After their mother’s death, the children were divvied up among the relatives.
Charles and Anaise went to live with the Besses. Charles Besse was a Canadian schoolteacher who married Louise’s sister Marcelite. The Besses had nine children so maybe they didn’t even notice the two extra ones.
1860 Assumption Parish census
So what happened to Emeline, Philomene and Irene (Uranie)? Well, Louise came from a big family.
Sister Adeline took in Uranie. Half-brother Basile took in Philomene. There were 15 people in Basile’s household so what was one more? Emeline – or Evaline as she later called herself – found shelter somewhere because she soon married.
There’s no clue on what happened to Valsin. I can only assume he gave all his children away, changed his name to Lincoln and bought a really tall hat. Or maybe he died. Yeah, he probably died.
But back to Anaise.
Anaise’s great-granddaughter: My granny with her daughter Olive.
Anaise married (I assume) a man with a rather fabulously alliterate name: Eulice Edmond Giroir. There’s no marriage record that I’ve been able to find, but as they baptized their children, I assume the priest would have insisted on them being married.

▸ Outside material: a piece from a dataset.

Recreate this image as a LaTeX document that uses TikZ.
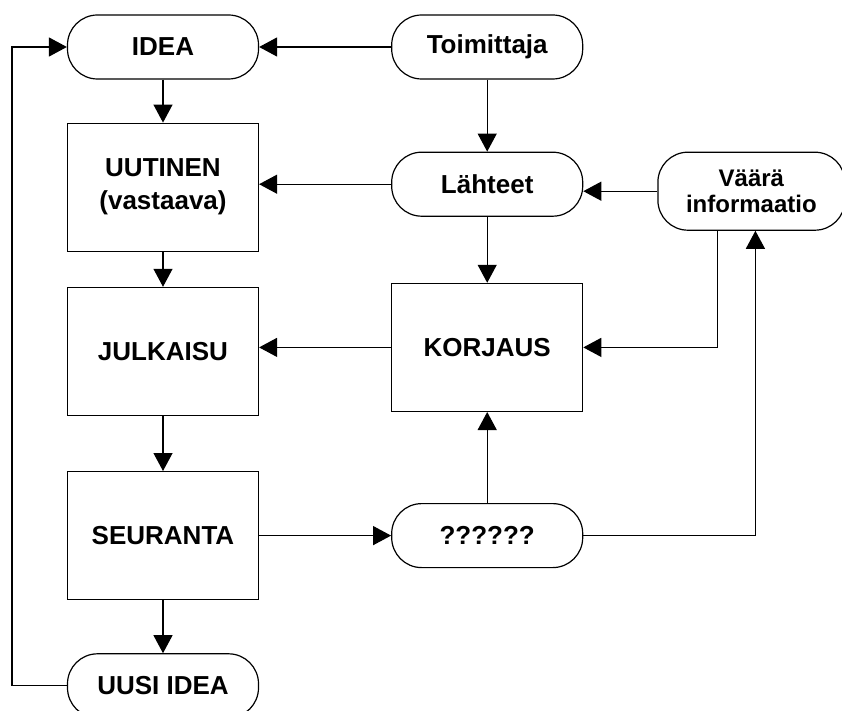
\documentclass[tikz,border=0pt]{standalone}
\usepackage{fontspec}
\setmainfont{Liberation Sans}
\usetikzlibrary{arrows.meta, positioning}

\begin{document}
\begin{tikzpicture}[
        x=1pt, y=1pt,
        stadium/.style={rectangle, rounded corners=30pt, draw, line width=1.2pt, minimum width=191pt, minimum height=64pt, inner sep=0pt, font=\fontsize{26}{31}\selectfont\bfseries, align=center},
        box/.style={rectangle, draw, line width=1.2pt, minimum width=191pt, minimum height=128pt, inner sep=0pt, font=\fontsize{26}{33}\selectfont\bfseries, align=center},
        flow/.style={-{Triangle[length=18pt,width=19pt]}, line width=1.2pt},
        node distance=40pt and 132pt
    ]
    \useasboundingbox (0,0) rectangle (842,-711);

    % Left column
    \node[stadium] (idea) at (163,-47) {IDEA};
    \node[box, below=43pt of idea] (uutinen) {UUTINEN\\(vastaava)};
    \node[box, below=35pt of uutinen] (julkaisu) {JULKAISU};
    \node[box, below=55pt of julkaisu] (seuranta) {SEURANTA};
    \node[stadium, below=53pt of seuranta] (uusi) {UUSI IDEA};

    % Middle column
    \node[stadium, right=of idea] (toimittaja) {Toimittaja};
    \node[stadium, below=72pt of toimittaja] (lahteet) {Lähteet};
    \node[box, below=66pt of lahteet] (korjaus) {KORJAUS};
    \node[stadium, below=91pt of korjaus] (kysymys) {??????};

    % Right
    \node[stadium, minimum width=187pt, minimum height=78pt, font=\fontsize{24}{26}\selectfont\bfseries, anchor=north west] (vaara) at ([xshift=74pt]lahteet.north east) {Väärä\\informaatio};

    % Main chain
    \draw[flow] (idea) -- (uutinen);
    \draw[flow] (uutinen) -- (julkaisu);
    \draw[flow] (julkaisu) -- (seuranta);
    \draw[flow] (seuranta) -- (uusi);
    \draw[flow] (uusi.west) -- ++(-55,0) |- (idea.west);

    % Sources and corrections
    \draw[flow] (toimittaja) -- (idea);
    \draw[flow] (toimittaja) -- (lahteet);
    \draw[flow] (lahteet.west) -- (lahteet.west -| uutinen.east);
    \draw[flow] (lahteet) -- (korjaus);
    \draw[flow] (vaara.west) -- (vaara.west -| lahteet.east);
    \draw[flow] ([xshift=-34pt]vaara.south) |- (korjaus.east);
    \draw[flow] (korjaus.west) -- (korjaus.west -| julkaisu.east);
    \draw[flow] (seuranta.east) -- (seuranta.east -| kysymys.west);
    \draw[flow] (kysymys) -- (korjaus);
    \draw[flow] (kysymys.east) -| ([xshift=4pt]vaara.south);

\end{tikzpicture}
\end{document}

They had five children in five years: Augustin, Augustine, Alice, Marie and Valcin. Then Eulice died. My grandmother said Eulice died when the youngest child was just a baby.
Anaise farmed out the children but kept Valcin according to census records. Augustin – my great-great grandfather – either visited her or ended up back with her because he told stories about her going off to work the fields every day while he stayed back at the house with his baby brother. Poor Anaise. She had a very hard life.
Then, in 1895, Anaise remarried. She married a man named Felix Leonide Larose. She would have been close to 50 at the time.
Anaise and Felix are on the 1900 census in Assumption Parish. After that, they disappear. I’ve traced what happened to all of her children (except Valcin; he married, had a few children and vanished), but I don’t know when Anaise died or where she’s buried.
It’s funny isn’t it? I can’t really tell you when Anaise’s parents died, when her first husband died or when she died. I can’t really tell you when Anaise was born or when she married her first husband. Did she only show up to be recorded for the census taker?
Loose ends like that drive me crazy. I so badly want to know the rest of Anaise’s story. Maybe, one day, I’ll stumble across more details.